■ Source records:

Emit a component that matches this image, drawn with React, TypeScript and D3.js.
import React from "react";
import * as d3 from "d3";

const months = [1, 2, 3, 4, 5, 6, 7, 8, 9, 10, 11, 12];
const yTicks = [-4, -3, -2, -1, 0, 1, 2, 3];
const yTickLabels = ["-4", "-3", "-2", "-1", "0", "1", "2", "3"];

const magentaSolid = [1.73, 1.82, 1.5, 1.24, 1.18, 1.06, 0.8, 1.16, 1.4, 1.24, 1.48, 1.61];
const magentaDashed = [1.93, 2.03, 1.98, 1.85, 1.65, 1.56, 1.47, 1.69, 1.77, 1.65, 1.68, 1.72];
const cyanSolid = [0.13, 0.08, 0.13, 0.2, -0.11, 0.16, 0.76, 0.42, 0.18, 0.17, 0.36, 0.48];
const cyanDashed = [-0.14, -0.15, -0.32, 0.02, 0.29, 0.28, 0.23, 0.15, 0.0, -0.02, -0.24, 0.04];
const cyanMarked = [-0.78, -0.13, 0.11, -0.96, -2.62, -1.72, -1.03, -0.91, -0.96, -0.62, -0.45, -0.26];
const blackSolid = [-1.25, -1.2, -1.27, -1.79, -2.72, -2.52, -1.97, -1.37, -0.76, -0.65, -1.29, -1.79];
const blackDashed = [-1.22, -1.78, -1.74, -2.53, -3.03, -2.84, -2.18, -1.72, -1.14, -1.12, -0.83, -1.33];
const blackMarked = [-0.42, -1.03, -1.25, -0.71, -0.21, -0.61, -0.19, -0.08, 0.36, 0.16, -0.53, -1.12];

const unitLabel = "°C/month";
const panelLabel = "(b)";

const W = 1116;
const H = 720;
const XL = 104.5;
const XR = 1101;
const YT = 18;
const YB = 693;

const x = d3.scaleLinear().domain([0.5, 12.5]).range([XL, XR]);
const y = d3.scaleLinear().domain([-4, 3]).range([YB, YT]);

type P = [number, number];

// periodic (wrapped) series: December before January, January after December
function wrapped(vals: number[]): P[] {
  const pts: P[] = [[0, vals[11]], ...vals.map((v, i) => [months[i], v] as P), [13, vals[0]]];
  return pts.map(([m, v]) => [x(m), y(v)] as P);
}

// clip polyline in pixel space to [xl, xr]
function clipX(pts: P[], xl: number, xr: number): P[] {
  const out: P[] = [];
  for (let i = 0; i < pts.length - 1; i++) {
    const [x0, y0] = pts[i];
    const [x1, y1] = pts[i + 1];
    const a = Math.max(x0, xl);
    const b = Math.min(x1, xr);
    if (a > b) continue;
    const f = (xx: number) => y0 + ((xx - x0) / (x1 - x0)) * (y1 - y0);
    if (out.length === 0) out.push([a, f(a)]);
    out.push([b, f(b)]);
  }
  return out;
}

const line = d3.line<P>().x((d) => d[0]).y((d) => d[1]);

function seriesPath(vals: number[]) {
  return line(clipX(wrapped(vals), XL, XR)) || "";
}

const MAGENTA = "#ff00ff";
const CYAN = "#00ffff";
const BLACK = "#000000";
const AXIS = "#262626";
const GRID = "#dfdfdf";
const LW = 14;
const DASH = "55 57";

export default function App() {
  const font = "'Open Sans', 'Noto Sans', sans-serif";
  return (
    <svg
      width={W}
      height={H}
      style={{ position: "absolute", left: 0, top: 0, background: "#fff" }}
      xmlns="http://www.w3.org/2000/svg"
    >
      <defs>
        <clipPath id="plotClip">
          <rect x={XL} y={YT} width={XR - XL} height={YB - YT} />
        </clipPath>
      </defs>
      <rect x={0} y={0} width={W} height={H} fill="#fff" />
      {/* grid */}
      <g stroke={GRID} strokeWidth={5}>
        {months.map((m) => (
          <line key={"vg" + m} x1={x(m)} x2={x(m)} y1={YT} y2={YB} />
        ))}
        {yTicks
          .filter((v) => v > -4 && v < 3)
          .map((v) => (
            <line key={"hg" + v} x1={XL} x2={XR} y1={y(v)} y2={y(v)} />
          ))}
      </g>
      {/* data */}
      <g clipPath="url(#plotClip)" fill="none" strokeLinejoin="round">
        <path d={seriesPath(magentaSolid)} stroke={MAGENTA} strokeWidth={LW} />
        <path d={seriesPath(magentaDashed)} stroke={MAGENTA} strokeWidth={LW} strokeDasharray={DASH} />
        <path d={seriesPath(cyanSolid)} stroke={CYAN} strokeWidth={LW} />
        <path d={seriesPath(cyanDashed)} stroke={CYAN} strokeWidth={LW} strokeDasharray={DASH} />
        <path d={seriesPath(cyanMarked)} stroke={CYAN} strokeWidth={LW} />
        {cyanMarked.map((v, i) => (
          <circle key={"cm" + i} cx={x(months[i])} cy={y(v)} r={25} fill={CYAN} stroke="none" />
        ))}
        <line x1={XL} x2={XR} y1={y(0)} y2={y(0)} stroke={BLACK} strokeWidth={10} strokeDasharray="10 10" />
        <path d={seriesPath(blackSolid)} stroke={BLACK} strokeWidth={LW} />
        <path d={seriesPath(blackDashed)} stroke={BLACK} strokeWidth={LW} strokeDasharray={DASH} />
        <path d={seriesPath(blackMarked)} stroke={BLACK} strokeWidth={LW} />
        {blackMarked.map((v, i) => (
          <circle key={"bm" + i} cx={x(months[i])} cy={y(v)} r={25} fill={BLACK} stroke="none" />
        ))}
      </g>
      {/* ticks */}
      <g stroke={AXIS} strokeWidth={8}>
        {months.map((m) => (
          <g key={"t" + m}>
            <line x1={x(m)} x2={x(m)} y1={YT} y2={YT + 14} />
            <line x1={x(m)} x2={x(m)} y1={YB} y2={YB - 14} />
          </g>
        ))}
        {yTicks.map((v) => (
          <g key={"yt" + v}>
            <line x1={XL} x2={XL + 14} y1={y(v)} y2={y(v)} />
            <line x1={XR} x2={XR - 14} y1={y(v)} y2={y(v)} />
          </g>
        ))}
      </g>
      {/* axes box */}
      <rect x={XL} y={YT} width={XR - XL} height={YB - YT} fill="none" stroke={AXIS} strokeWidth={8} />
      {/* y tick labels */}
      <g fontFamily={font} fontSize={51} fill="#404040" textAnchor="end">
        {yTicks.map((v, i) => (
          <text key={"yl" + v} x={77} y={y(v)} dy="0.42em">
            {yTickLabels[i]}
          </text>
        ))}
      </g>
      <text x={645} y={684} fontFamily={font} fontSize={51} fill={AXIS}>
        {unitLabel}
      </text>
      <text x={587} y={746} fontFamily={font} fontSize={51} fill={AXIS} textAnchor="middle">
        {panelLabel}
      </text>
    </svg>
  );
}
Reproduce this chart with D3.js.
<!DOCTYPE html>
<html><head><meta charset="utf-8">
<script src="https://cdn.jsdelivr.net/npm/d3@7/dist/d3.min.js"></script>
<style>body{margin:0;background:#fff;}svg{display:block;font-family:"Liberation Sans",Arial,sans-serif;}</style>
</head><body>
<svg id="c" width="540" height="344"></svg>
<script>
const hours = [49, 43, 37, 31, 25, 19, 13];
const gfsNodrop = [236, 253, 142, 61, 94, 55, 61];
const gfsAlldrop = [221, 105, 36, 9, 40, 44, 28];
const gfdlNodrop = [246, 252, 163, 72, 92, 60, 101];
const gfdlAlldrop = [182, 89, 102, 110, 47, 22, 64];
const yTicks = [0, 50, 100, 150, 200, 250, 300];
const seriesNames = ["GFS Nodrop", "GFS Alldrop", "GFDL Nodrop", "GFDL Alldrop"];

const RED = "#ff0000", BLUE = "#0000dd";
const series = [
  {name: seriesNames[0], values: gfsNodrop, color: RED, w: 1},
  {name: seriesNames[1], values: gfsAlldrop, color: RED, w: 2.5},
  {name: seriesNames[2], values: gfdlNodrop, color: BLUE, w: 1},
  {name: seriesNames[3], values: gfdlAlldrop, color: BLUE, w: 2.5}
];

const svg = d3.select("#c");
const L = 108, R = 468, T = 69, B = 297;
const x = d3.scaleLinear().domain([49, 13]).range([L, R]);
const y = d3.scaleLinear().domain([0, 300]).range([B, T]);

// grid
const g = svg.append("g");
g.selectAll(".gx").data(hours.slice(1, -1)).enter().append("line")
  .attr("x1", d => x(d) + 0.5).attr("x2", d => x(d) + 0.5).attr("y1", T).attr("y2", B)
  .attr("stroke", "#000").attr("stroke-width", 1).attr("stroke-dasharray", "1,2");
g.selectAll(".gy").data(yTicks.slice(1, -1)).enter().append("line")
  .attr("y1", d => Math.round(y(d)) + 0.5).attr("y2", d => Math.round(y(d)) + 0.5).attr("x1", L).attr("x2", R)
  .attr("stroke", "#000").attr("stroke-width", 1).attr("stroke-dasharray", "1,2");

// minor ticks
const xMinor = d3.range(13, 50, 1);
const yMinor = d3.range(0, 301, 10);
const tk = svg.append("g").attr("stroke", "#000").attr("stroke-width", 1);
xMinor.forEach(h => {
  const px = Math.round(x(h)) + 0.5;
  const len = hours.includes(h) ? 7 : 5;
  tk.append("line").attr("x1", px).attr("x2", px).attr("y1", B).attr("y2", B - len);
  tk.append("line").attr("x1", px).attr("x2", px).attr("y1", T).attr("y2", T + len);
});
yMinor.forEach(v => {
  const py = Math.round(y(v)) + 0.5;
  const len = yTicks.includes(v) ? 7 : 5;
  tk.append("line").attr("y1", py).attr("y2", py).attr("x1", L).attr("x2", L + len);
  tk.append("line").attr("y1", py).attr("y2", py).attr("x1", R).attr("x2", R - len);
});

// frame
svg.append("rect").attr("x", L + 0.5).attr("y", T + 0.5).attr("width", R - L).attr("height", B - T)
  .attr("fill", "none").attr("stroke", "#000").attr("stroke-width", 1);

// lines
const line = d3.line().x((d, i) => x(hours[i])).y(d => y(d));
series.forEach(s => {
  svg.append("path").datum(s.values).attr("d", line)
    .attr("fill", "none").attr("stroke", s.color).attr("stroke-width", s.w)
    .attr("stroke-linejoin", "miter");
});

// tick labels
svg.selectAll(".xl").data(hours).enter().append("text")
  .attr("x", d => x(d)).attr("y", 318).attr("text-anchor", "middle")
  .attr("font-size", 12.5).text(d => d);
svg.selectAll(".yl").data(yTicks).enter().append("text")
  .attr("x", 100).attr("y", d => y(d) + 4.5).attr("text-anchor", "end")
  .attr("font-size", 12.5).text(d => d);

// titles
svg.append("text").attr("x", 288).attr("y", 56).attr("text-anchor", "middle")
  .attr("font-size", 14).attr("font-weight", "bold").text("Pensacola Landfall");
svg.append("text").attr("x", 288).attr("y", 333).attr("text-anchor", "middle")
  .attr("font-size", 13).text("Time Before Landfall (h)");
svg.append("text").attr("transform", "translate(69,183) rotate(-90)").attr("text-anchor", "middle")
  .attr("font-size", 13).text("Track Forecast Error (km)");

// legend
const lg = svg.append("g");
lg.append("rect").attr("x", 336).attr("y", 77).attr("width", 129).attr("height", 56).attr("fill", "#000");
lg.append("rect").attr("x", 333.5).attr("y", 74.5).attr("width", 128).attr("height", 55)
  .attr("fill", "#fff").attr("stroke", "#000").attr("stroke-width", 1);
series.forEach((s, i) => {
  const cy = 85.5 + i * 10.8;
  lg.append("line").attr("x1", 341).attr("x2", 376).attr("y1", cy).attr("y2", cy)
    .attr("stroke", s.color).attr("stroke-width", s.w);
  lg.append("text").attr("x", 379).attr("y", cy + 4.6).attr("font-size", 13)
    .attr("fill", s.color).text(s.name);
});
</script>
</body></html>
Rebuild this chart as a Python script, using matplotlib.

■ Short task: Take every line containing the word "React" and copy it.

■ Reply:
Emit a component that matches this image, drawn with React, TypeScript and D3.js.
import React from "react";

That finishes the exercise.